The Art of Designing Restroom Floor Space

The Art of Designing Restroom Floor Space

When it comes to architectural design, every square inch of space matters. Simply put, “empty space” costs money, so it’s worth looking into whether that empty space is worth your precious dollar or not. For customers who just want things to be economical, keeping empty space to a minimum is ideal.

At a minimum, your restroom must meet ADA standards. The Americans with Disabilities Act (ADA) mandates specific clearances, features, and dimensions to accommodate people with disabilities. From grab bars to hand dryers, baby-changing tables to waste receptacles, every feature the customer wants must be carefully integrated while still adhering to ADA standards.

It should be noted that some customers will not want a purely minimized floor plan. A roomier restroom might be desired for increased comfort or for aesthetic purposes. If your goal is to win the Best Restroom Award with things like furniture or potted plants, then you will want extra space for that.

Each additional square foot not only increases the cost of your building but can also impact shipping costs substantially.

For calculating the extra cost in construction, the rough calculation for increasing the square footage is half the cost per square foot of the building. A building with a cost of $800 per square foot normally would cost roughly $400 per square foot if the blueprint were expanded, etc.

For shipping, the increased size may or may not increase shipping cost. Shipping costs are determined by a set of parameters (height, width, weight). For example, if a shipment exceeds a certain width, it would legally be required to have an escort vehicle travel behind it. A shipment over a certain height would have to detour to avoid certain underpasses, and a shipment with more weight has less transport fuel economy. There are parameter breakpoints that are important to factor, going above them can increase shipping costs by up to five figures.

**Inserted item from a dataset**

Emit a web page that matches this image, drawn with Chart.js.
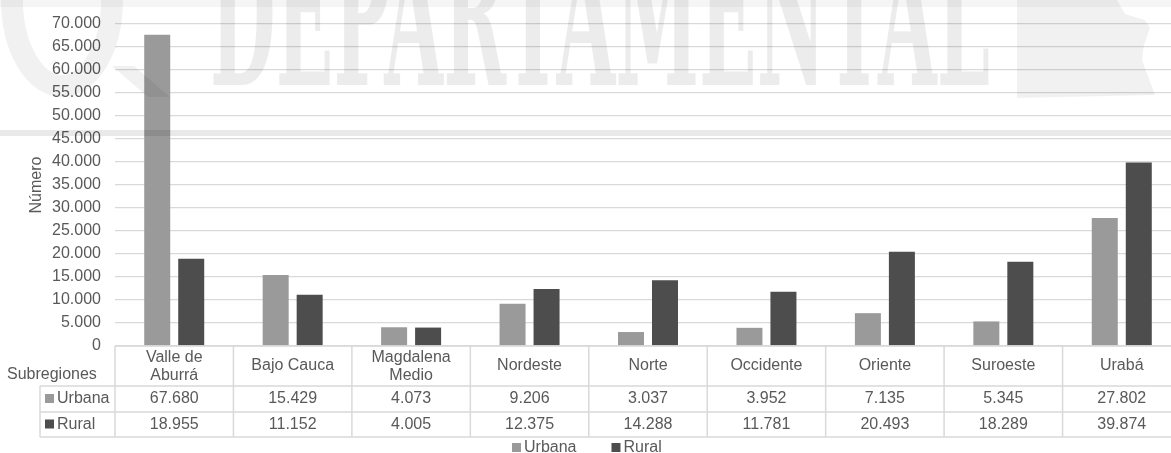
<!DOCTYPE html>
<html>
<head>
<meta charset="utf-8">
<script src="https://cdn.jsdelivr.net/npm/chart.js@4.4.1/dist/chart.umd.min.js"></script>
<style>
    html, body { margin: 0; padding: 0; background: #ffffff; overflow: hidden; }
    #moldura { width: 1171px; height: 453px; overflow: hidden; }
</style>
</head>
<body>
<div id="moldura">
    <canvas id="grafico" width="1181" height="453"></canvas>
</div>
<script>
// dados
const subregioes = [['Valle de', 'Aburrá'], 'Bajo Cauca', ['Magdalena', 'Medio'], 'Nordeste', 'Norte', 'Occidente', 'Oriente', 'Suroeste', 'Urabá'];
const urbana = [67680, 15429, 4073, 9206, 3037, 3952, 7135, 5345, 27802];
const rural = [18955, 11152, 4005, 12375, 14288, 11781, 20493, 18289, 39874];
const ticksY = [0, 5000, 10000, 15000, 20000, 25000, 30000, 35000, 40000, 45000, 50000, 55000, 60000, 65000, 70000];

const corTexto = '#595959';
const corLinha = '#d9d9d9';
const fonte = '"Liberation Sans", Arial, sans-serif';

// 67680 -> 67.680
function formatar(v) {
    return String(v).replace(/\B(?=(\d{3})+(?!\d))/g, '.');
}

// tabela de dados embaixo do grafico + legenda
const tabelaPlugin = {
    id: 'tabela',
    afterDraw(chart) {
        const ctx = chart.ctx;
        const x = chart.scales.x;
        const topo = chart.chartArea.bottom;
        const meio = (x.getPixelForValue(1) - x.getPixelForValue(0)) / 2;
        const linhas = [topo, 386, 412, 437];
        const esq = x.getPixelForValue(0) - meio;
        const dir = x.getPixelForValue(subregioes.length - 1) + meio;

        ctx.save();
        ctx.strokeStyle = corLinha;
        ctx.lineWidth = 1.5;

        // linhas horizontais
        ctx.beginPath();
        ctx.moveTo(esq, linhas[0]); ctx.lineTo(dir, linhas[0]);
        for (let i = 1; i < linhas.length; i++) {
            ctx.moveTo(40, linhas[i]); ctx.lineTo(dir, linhas[i]);
        }
        // verticais
        for (let i = 0; i <= subregioes.length; i++) {
            const px = esq + i * meio * 2;
            ctx.moveTo(px, linhas[0]); ctx.lineTo(px, linhas[3]);
        }
        ctx.moveTo(40, linhas[1]); ctx.lineTo(40, linhas[3]);
        ctx.stroke();

        ctx.fillStyle = corTexto;
        ctx.font = '16px ' + fonte;
        ctx.textAlign = 'center';
        ctx.textBaseline = 'middle';

        subregioes.forEach((nome, i) => {
            const cx = x.getPixelForValue(i);
            if (Array.isArray(nome)) {
                ctx.fillText(nome[0], cx, 358);
                ctx.fillText(nome[1], cx, 376);
            } else {
                ctx.fillText(nome, cx, 366);
            }
        });

        chart.data.datasets.forEach((ds, j) => {
            const cy = (linhas[j + 1] + linhas[j + 2]) / 2;
            ds.data.forEach((v, i) => {
                ctx.fillStyle = corTexto;
                ctx.fillText(formatar(v), x.getPixelForValue(i), cy);
            });
            ctx.fillStyle = ds.backgroundColor;
            ctx.fillRect(45, cy - 5, 9, 9);
            ctx.fillStyle = corTexto;
            ctx.textAlign = 'left';
            ctx.fillText(ds.label, 57, cy);
            ctx.textAlign = 'center';
        });

        ctx.textAlign = 'left';
        ctx.fillText('Subregiones', 7, 375);

        // legenda de baixo
        let lx = 512;
        chart.data.datasets.forEach(ds => {
            ctx.fillStyle = ds.backgroundColor;
            ctx.fillRect(lx, 443, 9, 9);
            ctx.fillStyle = corTexto;
            ctx.fillText(ds.label, lx + 12, 448);
            lx += 12 + ctx.measureText(ds.label).width + 35;
        });
        ctx.restore();
    }
};

// marca d'agua clarinha do fundo
const marcaPlugin = {
    id: 'marca',
    afterDraw(chart) {
        const ctx = chart.ctx;
        ctx.save();
        ctx.fillStyle = 'rgba(0,0,0,0.04)';
        ctx.fillRect(0, 0, chart.width, 7);

        ctx.fillStyle = 'rgba(0,0,0,0.085)';
        ctx.fillRect(0, 130, chart.width, 6);

        ctx.fillStyle = 'rgba(0,0,0,0.075)';
        ctx.font = 'bold 200px "DejaVu Serif Condensed", "DejaVu Serif"';
        ctx.textBaseline = 'alphabetic';
        const w = ctx.measureText('DEPARTAMENTAL').width;
        ctx.translate(210, 85);
        ctx.scale(780 / w, 1);
        ctx.fillText('DEPARTAMENTAL', 0, 0);
        ctx.restore();

        ctx.save();
        ctx.strokeStyle = 'rgba(0,0,0,0.055)';
        ctx.lineWidth = 22;
        ctx.beginPath();
        ctx.ellipse(62, 0, 50, 86, 0, 0, Math.PI);
        ctx.stroke();
        ctx.fillStyle = 'rgba(0,0,0,0.055)';
        ctx.beginPath();
        ctx.moveTo(112, 66); ctx.lineTo(134, 66); ctx.lineTo(170, 97); ctx.lineTo(148, 97);
        ctx.fill();

        ctx.beginPath();
        ctx.moveTo(1017, 0); ctx.lineTo(1117, 0); ctx.lineTo(1125, 14); ctx.lineTo(1145, 20);
        ctx.lineTo(1150, 28); ctx.lineTo(1144, 45); ctx.lineTo(1142, 60); ctx.lineTo(1155, 95);
        ctx.lineTo(1017, 98);
        ctx.fill();
        ctx.restore();
    }
};

const ctxGrafico = document.getElementById('grafico');

new Chart(ctxGrafico, {
    type: 'bar',
    data: {
        labels: subregioes,
        datasets: [
            {
                label: 'Urbana',
                data: urbana,
                backgroundColor: '#9a9a9a',
                categoryPercentage: 0.574,
                barPercentage: 0.765
            },
            {
                label: 'Rural',
                data: rural,
                backgroundColor: '#4d4d4d',
                categoryPercentage: 0.574,
                barPercentage: 0.765
            }
        ]
    },
    options: {
        responsive: false,
        animation: false,
        devicePixelRatio: 1,
        layout: {
            padding: { top: 24, left: 0, right: 0, bottom: 0 }
        },
        plugins: {
            legend: { display: false },
            tooltip: { enabled: false }
        },
        scales: {
            x: {
                grid: { display: false },
                border: { display: false },
                ticks: { display: false },
                afterFit: s => { s.height = 107; }
            },
            y: {
                min: 0,
                max: 70000,
                afterBuildTicks: s => { s.ticks = ticksY.map(v => ({ value: v })); },
                afterFit: s => { s.width = 115; },
                grid: { color: corLinha, lineWidth: 1.3, drawTicks: false },
                border: { display: false },
                ticks: {
                    padding: 14,
                    color: corTexto,
                    font: { family: fonte, size: 16 },
                    callback: v => formatar(v)
                },
                title: {
                    display: true,
                    text: 'Número',
                    color: corTexto,
                    font: { family: fonte, size: 16 },
                    padding: { top: 27, bottom: 0 }
                }
            }
        }
    },
    plugins: [tabelaPlugin, marcaPlugin]
});
</script>
</body>
</html>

Ultimately, the decision the customer makes will be about trade-offs. Perhaps you prefer a roomier restroom. The point of this article is to make people aware of the fact that floor space costs money, and that the building might have more floor space than it needs. If you don’t want to pay more than you need to, and want to lower your costs, here are some ways to do that:

Smart Lengthening

A creative solution to save on shipping costs is to elongate the restroom instead of widening it (for restroom models that allow for such modifications). Shipping expenses are generally determined by building width, so if you can create extra space without increasing the building width, that is a shipping cost win.

Additionally, any created space, whether by shifting building dimensions or removing fixtures, creates added flexibility for the architect to design a floor plan that has the smallest possible amount of wasted floor space. Fewer complications = more optimization.


Pros: Potentially reduce expense for building and/or shipping expense

Cons: A rectangular building may not look as good as a square building or easily fit into a tight space


Intelligent Cabin Distribution

Meeting ADA standards means using up space you otherwise wouldn’t have to. One way to reduce space is to design a restroom with one ADA-compliant cabin and one non-ADA, since only one ADA-compliant cabin is required by law.


Pros: Reduce expense

Cons: ADA cabins and stalls are spacious and more comfortable for everyone, not just people with disabilities


Relocating Sinks

A simple way to reduce your floor plan footprint is to move the sinks outside.


Pros: More space / flexibility. Outdoor sinks can be useful in areas where sink use is needed independent of bathroom use (beaches, playgrounds)

Cons: Not able to wash hands before exiting, a restroom without a sink might seen aesthetically unusual.


Outward-Swinging Doors

Doors that swing outward are a clever way to conserve indoor ADA clear space. This design choice can prevent congestion near the entrance while also providing more flexibility for layout configuration.


Pros: More space

Cons: None


Downsizing Mechanical Rooms

Mechanical rooms are essential, but they can take up considerable space. In models like Sundance or Salish, opting for a mechanical chase instead of a dedicated room can help reclaim precious square footage.


Pros: More space

Cons: Your maintenance workers might appreciate the extra room to work with


Lastly, we’d like to make one potential recommendation that actually increases the size of your restroom:


Storage rooms

This technically doesn’t save you restroom space, but it might still save you money. In some cases a restroom can be made to have a storage area between the two main restroom compartments. This storage area means you won’t have to own or commit space to a storage shed elsewhere. Since it is part of a prefab building, it will likely be built of much stronger and heavier materials than a typical storage shed, which will matter if you have extreme weather or flooding concerns.


Pros: adds significant utility to your restroom, especially in extreme weather areas.